§ **Rows**:
------------------------------

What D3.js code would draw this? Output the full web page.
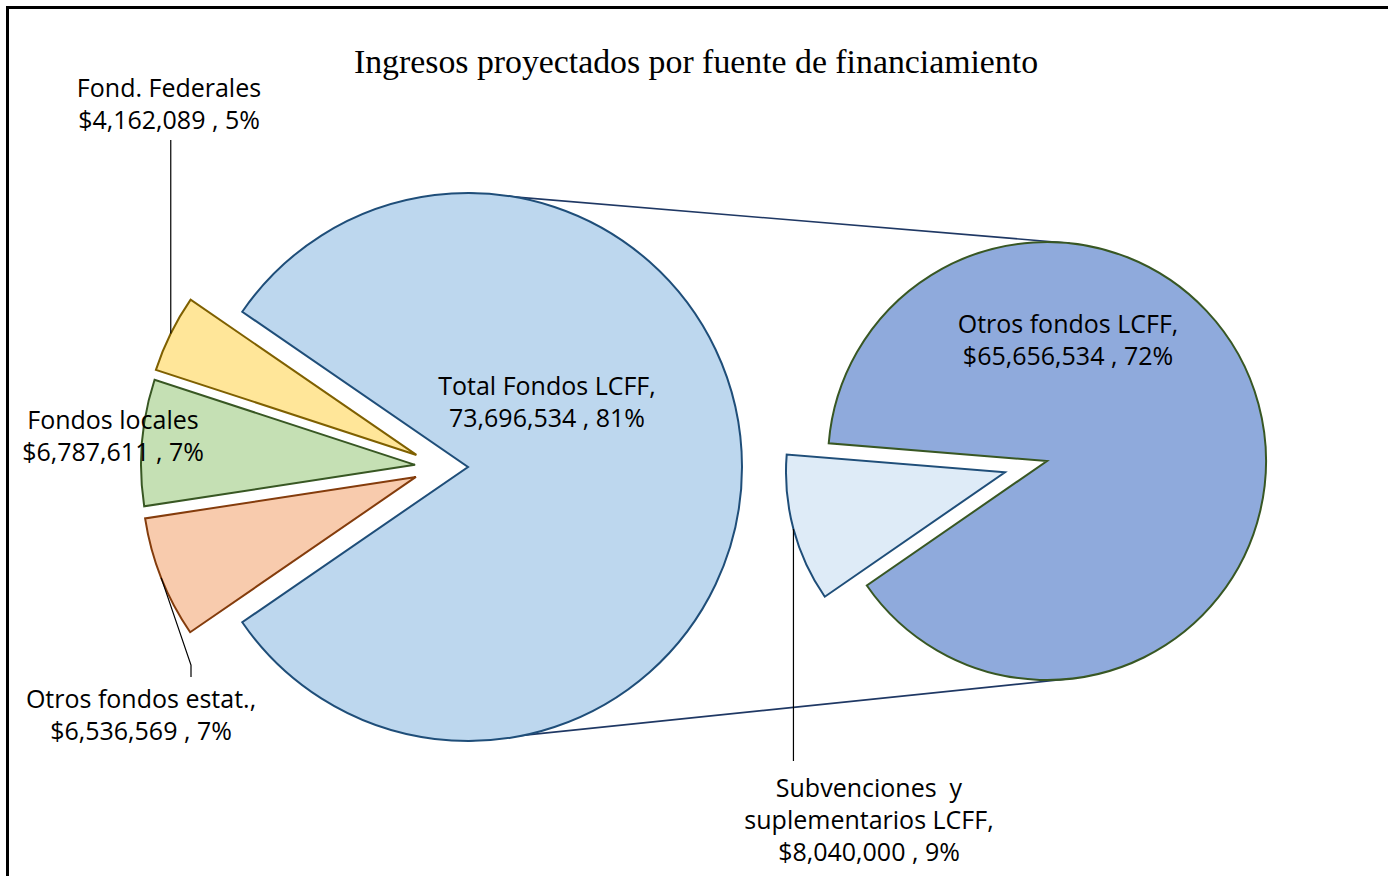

------------------------------

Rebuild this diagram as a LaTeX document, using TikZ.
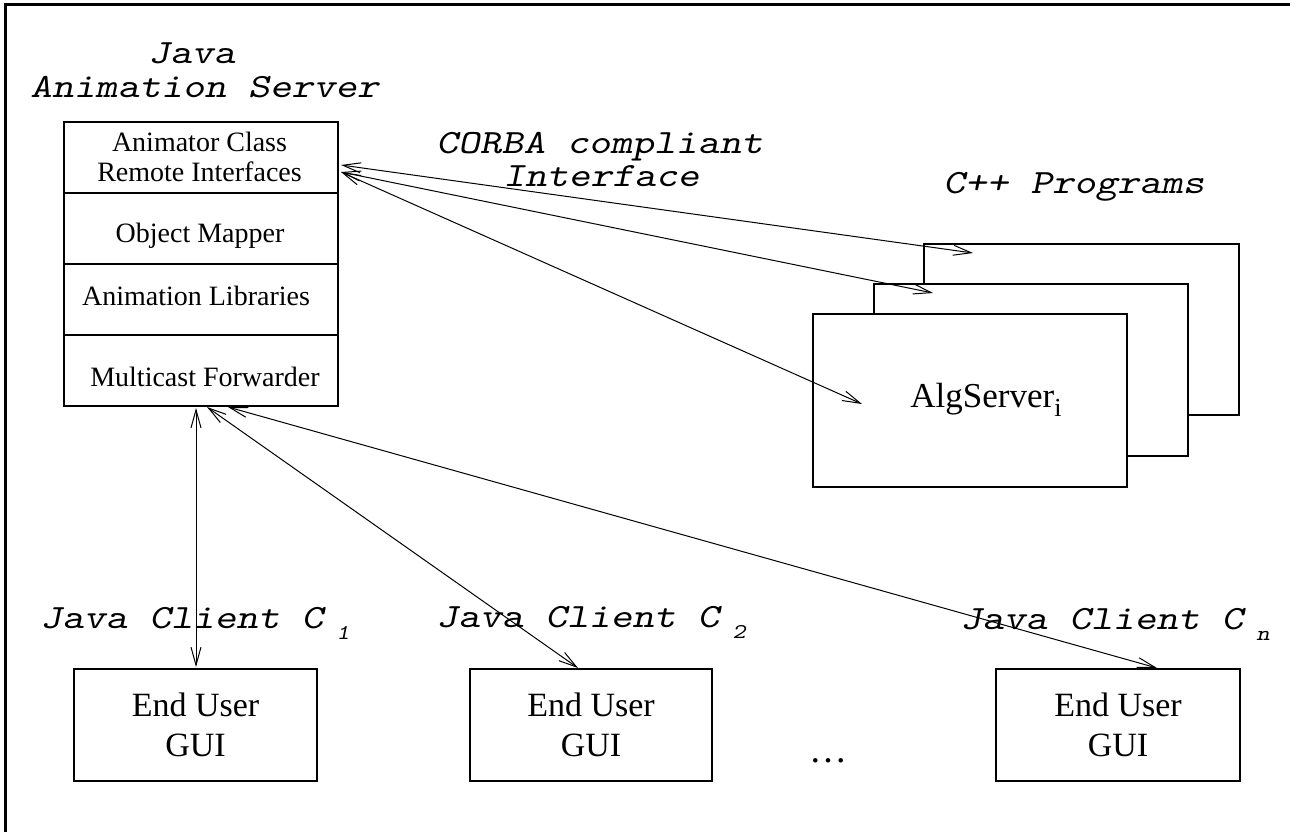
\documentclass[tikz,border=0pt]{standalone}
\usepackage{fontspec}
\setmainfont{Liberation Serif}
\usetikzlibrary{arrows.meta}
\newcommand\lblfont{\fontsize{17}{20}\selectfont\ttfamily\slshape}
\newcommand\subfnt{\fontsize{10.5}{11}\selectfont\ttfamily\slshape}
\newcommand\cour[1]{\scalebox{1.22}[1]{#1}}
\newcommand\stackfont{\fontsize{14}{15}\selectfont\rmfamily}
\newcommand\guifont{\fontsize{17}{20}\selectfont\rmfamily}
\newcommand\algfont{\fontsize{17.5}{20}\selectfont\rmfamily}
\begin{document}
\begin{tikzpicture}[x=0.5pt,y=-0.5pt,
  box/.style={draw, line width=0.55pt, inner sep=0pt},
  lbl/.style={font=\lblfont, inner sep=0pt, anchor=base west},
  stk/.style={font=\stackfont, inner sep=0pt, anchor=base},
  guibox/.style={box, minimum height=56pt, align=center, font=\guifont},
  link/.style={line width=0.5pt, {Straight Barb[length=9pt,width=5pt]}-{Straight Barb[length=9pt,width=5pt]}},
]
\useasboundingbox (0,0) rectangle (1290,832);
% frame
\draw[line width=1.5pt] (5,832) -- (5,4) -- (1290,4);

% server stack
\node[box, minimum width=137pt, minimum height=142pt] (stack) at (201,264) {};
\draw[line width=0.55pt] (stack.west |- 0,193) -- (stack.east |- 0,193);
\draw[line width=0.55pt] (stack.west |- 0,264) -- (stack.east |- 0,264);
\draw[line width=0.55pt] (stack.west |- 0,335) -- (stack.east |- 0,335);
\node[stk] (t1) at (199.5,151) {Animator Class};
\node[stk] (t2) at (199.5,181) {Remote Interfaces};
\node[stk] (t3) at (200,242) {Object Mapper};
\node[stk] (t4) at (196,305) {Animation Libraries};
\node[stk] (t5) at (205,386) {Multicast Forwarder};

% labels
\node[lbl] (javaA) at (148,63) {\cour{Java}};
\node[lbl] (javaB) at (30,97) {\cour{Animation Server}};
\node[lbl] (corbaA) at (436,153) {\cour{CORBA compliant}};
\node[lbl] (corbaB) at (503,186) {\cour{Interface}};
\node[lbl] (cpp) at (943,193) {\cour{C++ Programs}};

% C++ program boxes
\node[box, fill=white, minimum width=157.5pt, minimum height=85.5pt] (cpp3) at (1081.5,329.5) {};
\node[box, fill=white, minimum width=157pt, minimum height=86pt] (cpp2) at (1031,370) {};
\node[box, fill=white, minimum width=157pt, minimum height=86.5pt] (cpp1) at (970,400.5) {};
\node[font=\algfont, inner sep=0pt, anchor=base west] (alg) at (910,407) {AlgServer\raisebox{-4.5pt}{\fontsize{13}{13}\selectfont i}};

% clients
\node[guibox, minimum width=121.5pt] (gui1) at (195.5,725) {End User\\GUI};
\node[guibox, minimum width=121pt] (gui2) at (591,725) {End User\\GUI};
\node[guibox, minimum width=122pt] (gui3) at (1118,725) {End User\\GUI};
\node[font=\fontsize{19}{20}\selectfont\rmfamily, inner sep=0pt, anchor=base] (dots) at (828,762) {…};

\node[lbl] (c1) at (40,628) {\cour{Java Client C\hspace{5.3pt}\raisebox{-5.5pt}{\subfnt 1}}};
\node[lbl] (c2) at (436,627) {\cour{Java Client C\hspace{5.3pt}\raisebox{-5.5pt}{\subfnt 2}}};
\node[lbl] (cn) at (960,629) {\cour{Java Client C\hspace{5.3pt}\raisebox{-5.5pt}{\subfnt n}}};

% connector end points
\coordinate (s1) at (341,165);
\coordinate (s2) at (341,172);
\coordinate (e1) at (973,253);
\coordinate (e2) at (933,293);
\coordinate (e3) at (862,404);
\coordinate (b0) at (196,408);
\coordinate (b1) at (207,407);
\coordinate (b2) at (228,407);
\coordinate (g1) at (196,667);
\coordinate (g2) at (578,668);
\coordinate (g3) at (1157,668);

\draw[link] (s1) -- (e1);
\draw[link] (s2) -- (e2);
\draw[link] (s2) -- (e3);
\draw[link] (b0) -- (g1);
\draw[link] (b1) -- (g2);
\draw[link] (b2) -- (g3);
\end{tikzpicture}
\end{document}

------------------------------

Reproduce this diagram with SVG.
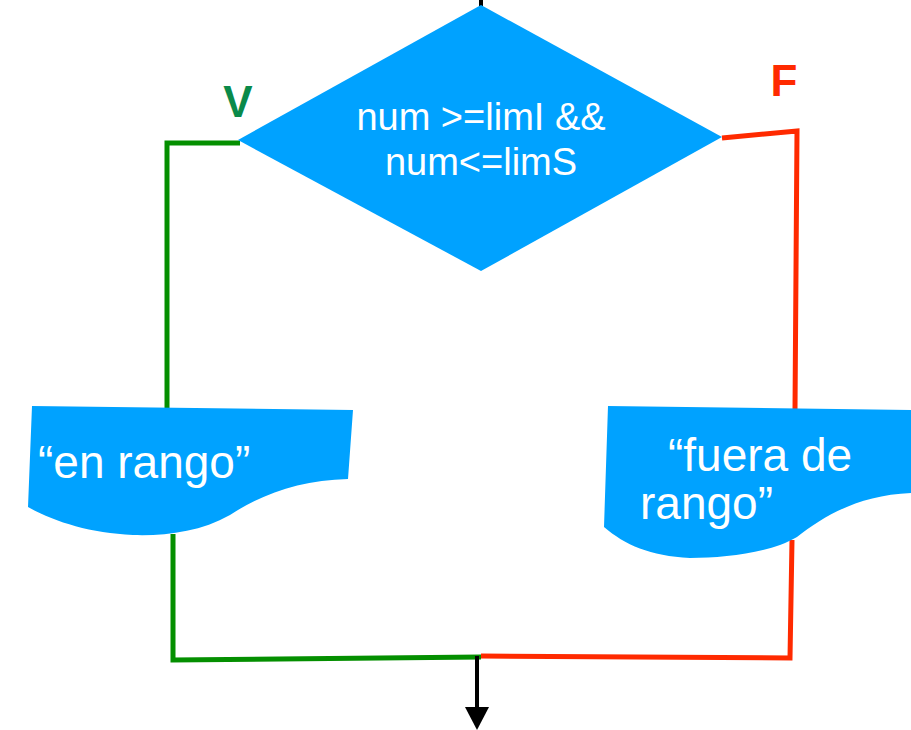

------------------------------

§ **Exercise requirements**: Could you quote, word for word, only the lines from the one containing "Rebuild this diagram" through the one containing "(t5) at (205,386)", both included, and leave out any pictures?

§ **Complete answer**:
Rebuild this diagram as a LaTeX document, using TikZ.
\documentclass[tikz,border=0pt]{standalone}
\usepackage{fontspec}
\setmainfont{Liberation Serif}
\usetikzlibrary{arrows.meta}
\newcommand\lblfont{\fontsize{17}{20}\selectfont\ttfamily\slshape}
\newcommand\subfnt{\fontsize{10.5}{11}\selectfont\ttfamily\slshape}
\newcommand\cour[1]{\scalebox{1.22}[1]{#1}}
\newcommand\stackfont{\fontsize{14}{15}\selectfont\rmfamily}
\newcommand\guifont{\fontsize{17}{20}\selectfont\rmfamily}
\newcommand\algfont{\fontsize{17.5}{20}\selectfont\rmfamily}
\begin{document}
\begin{tikzpicture}[x=0.5pt,y=-0.5pt,
  box/.style={draw, line width=0.55pt, inner sep=0pt},
  lbl/.style={font=\lblfont, inner sep=0pt, anchor=base west},
  stk/.style={font=\stackfont, inner sep=0pt, anchor=base},
  guibox/.style={box, minimum height=56pt, align=center, font=\guifont},
  link/.style={line width=0.5pt, {Straight Barb[length=9pt,width=5pt]}-{Straight Barb[length=9pt,width=5pt]}},
]
\useasboundingbox (0,0) rectangle (1290,832);
% frame
\draw[line width=1.5pt] (5,832) -- (5,4) -- (1290,4);

% server stack
\node[box, minimum width=137pt, minimum height=142pt] (stack) at (201,264) {};
\draw[line width=0.55pt] (stack.west |- 0,193) -- (stack.east |- 0,193);
\draw[line width=0.55pt] (stack.west |- 0,264) -- (stack.east |- 0,264);
\draw[line width=0.55pt] (stack.west |- 0,335) -- (stack.east |- 0,335);
\node[stk] (t1) at (199.5,151) {Animator Class};
\node[stk] (t2) at (199.5,181) {Remote Interfaces};
\node[stk] (t3) at (200,242) {Object Mapper};
\node[stk] (t4) at (196,305) {Animation Libraries};
\node[stk] (t5) at (205,386) {Multicast Forwarder};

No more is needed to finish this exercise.